> **WHAT THE EXERCISE ASKS**:
Using the listing below, give again exactly the lines from the line with "What React, TypeScript" to the line with "import * as d3 from 'd3';", inclusive, without the pictures.
▽
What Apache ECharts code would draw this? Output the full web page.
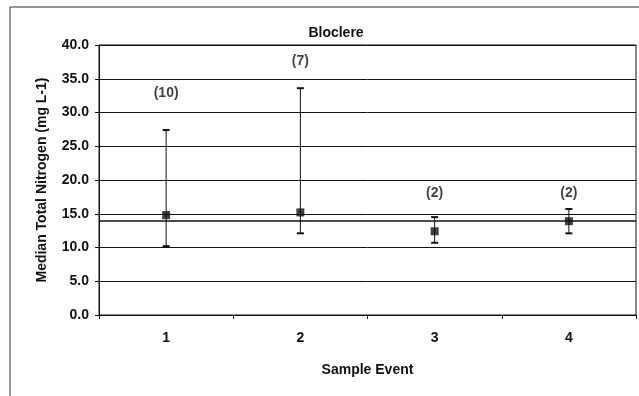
<!DOCTYPE html>
<html>
<head>
<meta charset="utf-8">
<script src="https://cdn.jsdelivr.net/npm/echarts@6/dist/echarts.min.js"></script>
<style>
  html, body { margin: 0; padding: 0; background: #fff; }
  #chart { width: 639px; height: 396px; }
</style>
</head>
<body>
<div id="chart"></div>
<script>
// sample events and medians (mg L-1)
const events = ['1', '2', '3', '4']
const medians = [14.8, 15.2, 12.4, 13.9]
const lows = [10.2, 12.1, 10.7, 12.1]
const highs = [27.4, 33.6, 14.5, 15.7]
// sample counts shown above each event, and where they sit
const counts = ['(10)', '(7)', '(2)', '(2)']
const countY = [32.9, 37.6, 18.1, 18.1]
const refLine = 13.9

const font = 'Liberation Sans, Arial, sans-serif'
const chart = echarts.init(document.getElementById('chart'))

const option = {
  animation: false,
  backgroundColor: '#fff',
  title: {
    text: 'Bloclere',
    left: 331,
    top: 21,
    textAlign: 'center',
    textStyle: { fontFamily: font, fontSize: 14, fontWeight: 'bold', color: '#111' },
  },
  graphic: [
    {
      type: 'rect',
      shape: { x: 10, y: 7, width: 640, height: 400 },
      style: { fill: 'none', stroke: '#333', lineWidth: 1 },
    },
  ],
  grid: { left: 99, right: 3, top: 45, bottom: 81, show: true, borderColor: '#111', borderWidth: 1 },
  xAxis: {
    type: 'category',
    data: events,
    boundaryGap: true,
    name: 'Sample Event',
    nameLocation: 'middle',
    nameGap: 48,
    nameTextStyle: { fontFamily: font, fontSize: 14, fontWeight: 'bold', color: '#111' },
    axisLine: { lineStyle: { color: '#111', width: 1 } },
    axisTick: { show: true, length: 4, alignWithLabel: false, lineStyle: { color: '#111' } },
    axisLabel: { fontFamily: font, fontSize: 14, fontWeight: 'bold', color: '#111', margin: 16 },
    splitLine: { show: false },
  },
  yAxis: {
    type: 'value',
    min: 0,
    max: 40,
    interval: 5,
    name: 'Median Total Nitrogen (mg L-1)',
    nameLocation: 'middle',
    nameGap: 50,
    nameTextStyle: { fontFamily: font, fontSize: 14, fontWeight: 'bold', color: '#111' },
    axisLine: { show: true, lineStyle: { color: '#111', width: 1 } },
    axisTick: { show: true, length: 4, lineStyle: { color: '#111' } },
    axisLabel: {
      fontFamily: font, fontSize: 14, fontWeight: 'bold', color: '#111', margin: 10,
      formatter: (v) => v.toFixed(1),
    },
    splitLine: { show: true, lineStyle: { color: '#111', width: 1 } },
  },
  series: [
    {
      name: 'Range',
      type: 'custom',
      data: events.map((e, i) => [i, lows[i], highs[i]]),
      renderItem: (params, api) => {
        const x = api.value(0)
        const lo = api.coord([x, api.value(1)])
        const hi = api.coord([x, api.value(2)])
        const cap = 3.5
        const style = { stroke: '#111', lineWidth: 1 }
        const capStyle = { stroke: '#111', lineWidth: 2 }
        return {
          type: 'group',
          children: [
            { type: 'line', shape: { x1: lo[0], y1: lo[1], x2: hi[0], y2: hi[1] }, style },
            { type: 'line', shape: { x1: lo[0] - cap, y1: lo[1], x2: lo[0] + cap, y2: lo[1] }, style: capStyle },
            { type: 'line', shape: { x1: hi[0] - cap, y1: hi[1], x2: hi[0] + cap, y2: hi[1] }, style: capStyle },
          ],
        }
      },
      z: 3,
    },
    {
      name: 'Median',
      type: 'scatter',
      symbol: 'rect',
      symbolSize: 8,
      itemStyle: { color: '#111' },
      data: medians.map((m, i) => [i, m]),
      markLine: {
        silent: true,
        symbol: 'none',
        label: { show: false },
        lineStyle: { color: '#111', width: 1.5, type: 'solid' },
        data: [{ yAxis: refLine }],
      },
      z: 4,
    },
    {
      name: 'Counts',
      type: 'scatter',
      symbolSize: 0,
      data: countY.map((y, i) => [i, y]),
      label: {
        show: true,
        position: 'inside',
        formatter: (p) => counts[p.dataIndex],
        fontFamily: font,
        fontSize: 14,
        fontWeight: 'bold',
        color: '#111',
      },
      z: 5,
    },
  ],
}

chart.setOption(option)
</script>
</body>
</html>
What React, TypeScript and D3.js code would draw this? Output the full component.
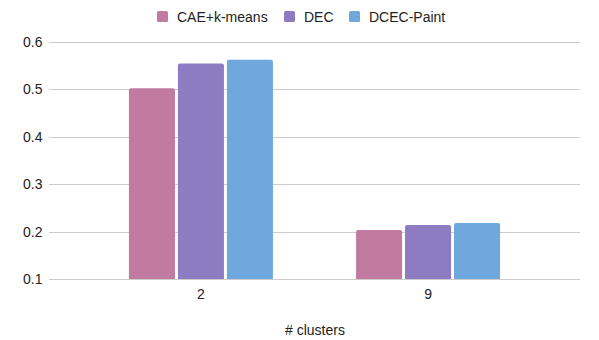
import React, { useEffect, useRef } from 'react';
import * as d3 from 'd3';

const categories = ['2', '9'];
const seriesNames = ['CAE+k-means', 'DEC', 'DCEC-Paint'];
const seriesColors = ['#c27ba0', '#8e7cc3', '#6fa8dc'];
const caeKmeans = [0.502, 0.203];
const dec = [0.554, 0.214];
const dcecPaint = [0.562, 0.218];
const yTicks = [0.1, 0.2, 0.3, 0.4, 0.5, 0.6];

const App = () => {
    const svgRef = useRef(null);

    useEffect(() => {
        const width = 599;
        const height = 340;
        const font = '"Liberation Sans", Arial, sans-serif';
        const values = [caeKmeans, dec, dcecPaint];

        const svg = d3.select(svgRef.current);
        svg.selectAll('*').remove();
        svg.attr('width', width).attr('height', height);

        const x = d3.scaleBand()
            .domain(categories)
            .range([49, 580])
            .paddingInner(0.366)
            .paddingOuter(0.352);

        const inner = d3.scaleBand()
            .domain(seriesNames)
            .range([0, x.bandwidth()])
            .paddingInner(0.06);

        const y = d3.scaleLinear()
            .domain([0.1, 0.6])
            .range([279, 41.7]);

        // gridlines
        svg.append('g')
            .selectAll('line')
            .data(yTicks)
            .enter()
            .append('line')
            .attr('x1', 49)
            .attr('x2', 580)
            .attr('y1', d => Math.round(y(d)) + 0.5)
            .attr('y2', d => Math.round(y(d)) + 0.5)
            .attr('stroke', '#cccccc')
            .attr('stroke-width', 1);

        svg.append('g')
            .selectAll('text')
            .data(yTicks)
            .enter()
            .append('text')
            .attr('x', 42.5)
            .attr('y', d => y(d) + 5)
            .attr('text-anchor', 'end')
            .attr('font-family', font)
            .attr('font-size', 14)
            .attr('fill', '#222')
            .text(d => d3.format('.1f')(d));

        // bars
        const groups = svg.selectAll('.grp')
            .data(categories)
            .enter()
            .append('g')
            .attr('transform', d => `translate(${x(d)},0)`);

        groups.selectAll('path')
            .data((d, i) => seriesNames.map((s, j) => ({ s, j, v: values[j][i] })))
            .enter()
            .append('path')
            .attr('fill', d => seriesColors[d.j])
            .attr('d', d => {
                const x0 = inner(d.s);
                const w = inner.bandwidth();
                const top = y(d.v);
                const bottom = y(0.1);
                const r = 2;
                return `M${x0},${bottom} L${x0},${top + r} Q${x0},${top} ${x0 + r},${top} L${x0 + w - r},${top} Q${x0 + w},${top} ${x0 + w},${top + r} L${x0 + w},${bottom} Z`;
            });

        // x labels
        svg.append('g')
            .selectAll('text')
            .data(categories)
            .enter()
            .append('text')
            .attr('x', d => x(d) + x.bandwidth() / 2)
            .attr('y', 299)
            .attr('text-anchor', 'middle')
            .attr('font-family', font)
            .attr('font-size', 14)
            .attr('fill', '#222')
            .text(d => d);

        svg.append('text')
            .attr('x', 315)
            .attr('y', 335)
            .attr('text-anchor', 'middle')
            .attr('font-family', font)
            .attr('font-size', 14)
            .attr('fill', '#222')
            .text('# clusters');

        // legend
        const legendX = [157, 284, 349];
        const legend = svg.append('g');
        seriesNames.forEach((s, i) => {
            legend.append('rect')
                .attr('x', legendX[i])
                .attr('y', 11)
                .attr('width', 11)
                .attr('height', 11)
                .attr('rx', 1.5)
                .attr('fill', seriesColors[i]);
            legend.append('text')
                .attr('x', legendX[i] + 20)
                .attr('y', 21.5)
                .attr('font-family', font)
                .attr('font-size', 14)
                .attr('fill', '#222')
                .text(s);
        });
    }, []);

    return (
        <div style={{ position: 'absolute', left: 0, top: 0 }}>
            <svg ref={svgRef}></svg>
        </div>
    );
};

export default App;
△
> **TASK OUTPUT**:
What React, TypeScript and D3.js code would draw this? Output the full component.
import React, { useEffect, useRef } from 'react';
import * as d3 from 'd3';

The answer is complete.